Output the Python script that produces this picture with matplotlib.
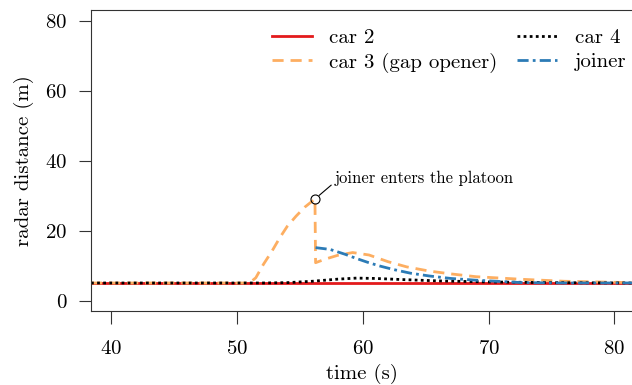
import numpy as np
import matplotlib
matplotlib.use("Agg")
import matplotlib.pyplot as plt

plt.rcParams["font.family"] = "serif"
plt.rcParams["font.serif"] = ["cmr10", "DejaVu Serif"]
plt.rcParams["axes.formatter.use_mathtext"] = True
plt.rcParams["mathtext.fontset"] = "cm"

t_car2 = [38.4, 81.4]
d_car2 = [5.0, 5.0]

t_car3 = [38.4, 51.0, 51.5, 52.1, 52.8, 53.4, 54.0, 54.7, 55.4, 56.2, 56.25,
          57.0, 58.0, 59.2, 60.5, 62.0, 63.5, 65.3, 67.0, 69.0, 72.7, 76.0, 81.4]
d_car3 = [5.0, 5.0, 6.5, 10.3, 14.2, 17.9, 21.2, 24.1, 26.7, 29.0, 10.8,
          11.8, 12.9, 13.7, 13.0, 11.1, 9.6, 8.4, 7.6, 6.8, 6.05, 5.5, 5.1]

t_car4 = [38.4, 52.0, 54.0, 56.0, 58.0, 59.5, 61.0, 63.0, 66.0, 70.0, 75.0, 81.4]
d_car4 = [5.0, 5.0, 5.1, 5.5, 6.1, 6.4, 6.3, 6.0, 5.6, 5.3, 5.1, 5.0]

t_joiner = [56.25, 57.4, 58.6, 59.5, 60.4, 61.3, 62.5, 63.8, 65.3, 67.0, 69.0,
            72.7, 76.0, 81.4]
d_joiner = [15.1, 14.6, 13.2, 12.0, 10.9, 9.9, 8.8, 7.8, 7.0, 6.3, 5.8,
            5.1, 5.0, 5.0]

enter_t, enter_d = 56.2, 29.0

fig = plt.figure(figsize=(6.32, 3.85), dpi=100)
ax = fig.add_axes([91/632, 1 - 311/385, 1 - 91/632, 301/385])

ax.plot(t_car2, d_car2, color="#e31a1c", lw=2, label="car 2")
ax.plot(t_car3, d_car3, color="#fdae61", lw=2, dashes=(4, 2.5),
        label="car 3 (gap opener)")
ax.plot(t_car4, d_car4, color="black", lw=2, dashes=(1, 1.2), label="car 4")
ax.plot(t_joiner, d_joiner, color="#2c7bb6", lw=2, dashes=(4, 1.5, 1, 1.5),
        label="joiner")

ax.plot([enter_t], [enter_d], "o", mfc="none", mec="black", ms=6.5, mew=0.8)
ax.annotate("joiner enters the platoon", xy=(enter_t, enter_d),
            xytext=(57.8, 35), fontsize=12, va="center",
            arrowprops=dict(arrowstyle="-", color="black", lw=0.8,
                            shrinkA=1, shrinkB=4, relpos=(0, 0.25)))

ax.set_xlim(38.4, 81.4)
ax.set_ylim(-3, 83)
ax.set_xticks([40, 50, 60, 70, 80])
ax.set_yticks([0, 20, 40, 60, 80])
ax.spines["right"].set_visible(False)
for s in ax.spines.values():
    s.set_linewidth(0.8)
    s.set_color("#333333")
ax.tick_params(direction="out", length=9, width=0.8, labelsize=15, pad=8,
               colors="#333333", labelcolor="black")
ax.tick_params(axis="x", pad=12)
ax.set_xlabel("time (s)", fontsize=15, labelpad=4)
ax.set_ylabel("radar distance (m)", fontsize=15, labelpad=8)

ax.legend(ncol=2, frameon=False, fontsize=15, loc="upper right",
          bbox_to_anchor=(1.024, 1.0), handlelength=1.9, handletextpad=0.85,
          columnspacing=0.95, labelspacing=0.25, borderaxespad=0.5)

fig.savefig("out.png", dpi=100)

Task brief:
Repeat the listing above exactly from its first line to the line containing "d_car2 = [5.0, 5.0]", both included, and omit the pictures.

Answer for the task:
Output the Python script that produces this picture with matplotlib.
import numpy as np
import matplotlib
matplotlib.use("Agg")
import matplotlib.pyplot as plt

plt.rcParams["font.family"] = "serif"
plt.rcParams["font.serif"] = ["cmr10", "DejaVu Serif"]
plt.rcParams["axes.formatter.use_mathtext"] = True
plt.rcParams["mathtext.fontset"] = "cm"

t_car2 = [38.4, 81.4]
d_car2 = [5.0, 5.0]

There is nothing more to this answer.